Reading Hair Queer
by Dr Louise Tondeur
Abstract PhD Thesis Dr Louise Tondeur
Congratulations to CIRCL PhD student Louise Tondeur for completing her PhD and viva on 12-01-2007 with her thesis on ‘Reading Hair Queer’. Supervisor: Professor Karin Lesnik-Oberstein. Viva External examiner: Dr Emma Francis, Warwick University, Internal examiner: Prof. Peter Stoneley.
Abstract of thesis
This thesis is concerned with the production of hair as a bodily materialisation in line with Judith Butler’s theory of the materialisation of sex.
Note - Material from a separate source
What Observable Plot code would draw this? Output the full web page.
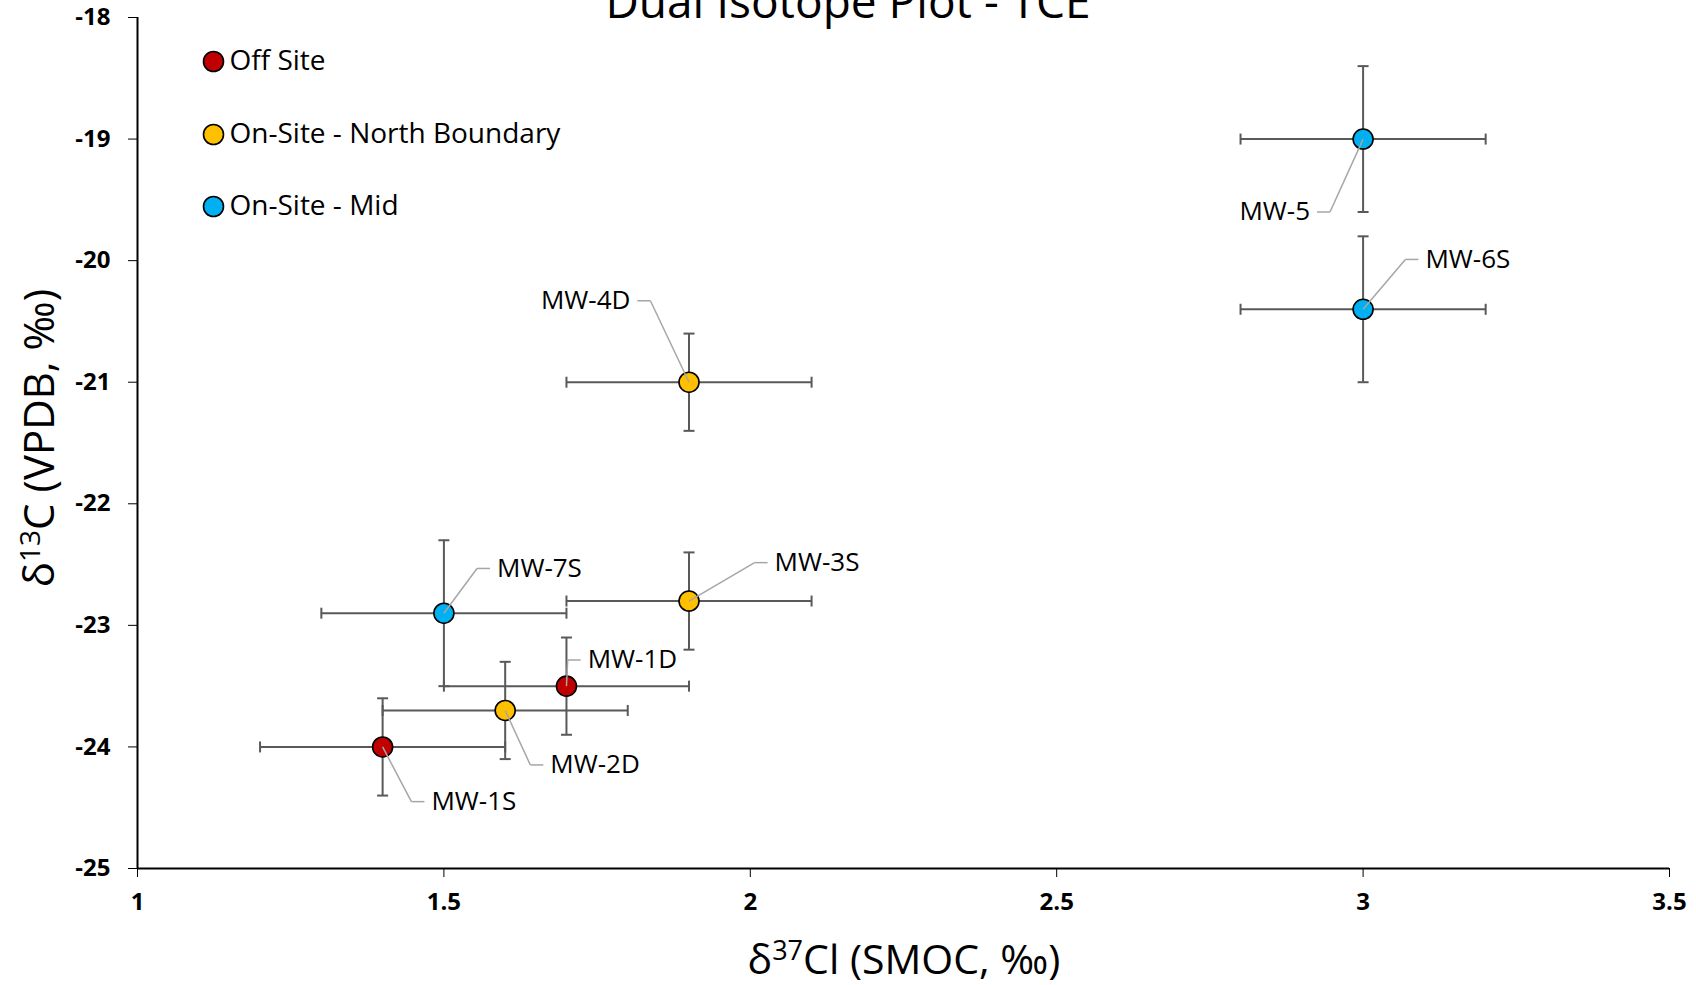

It engages with the three terms in the title, and their connections, in order to create a methodology for a particular kind of disruptive reading. In order to do so, whilst working with Sedgwick’s notions of queerness, it links reading with hairy bodies and, critically, with the production of the I’ who can say ‘I write’.
Chapter One engages with the term ‘hair’ whilst reading the first part of Bodies That Matter, using as examples Wolf’s ‘The Caricature of the Ugly Feminist’ and Connor’s work on the skin, which can be said to hold the self together. Chapter Two discusses the term ‘reading’, firstly drawing together the current body of work on hair. Secondly, it uses hair-as-death as a motif for the return of the haunting presence of death, suggesting that such a haunting presence is a way of reading queer, where Elizabeth Siddal, whose hair ’tilts’ and sends ‘askew’, is an example. Chapter Three uses the term ‘queer’ to discuss the Medusa and to claim her as a lesbian hero, in line with Munt’s methodology for claiming space, and Cixous’s call to write in ‘The Laugh of the Medusa’. The Medusa’s snakes are a link with Goddess imagery, an association which allows for a queering of traditional Medusa motifs. Mary Magdalene is also used as an example of figure who can inform a queer reading of hair.
The conclusions reached are to do with disruption through reading, which is demonstrated via the writing process at the end of Chapter Three. The capacity Medusa’s snakes have to squirm, wriggle, overlap, entangle, reach out, and double back describes the methodology for reading queer which this thesis discovers.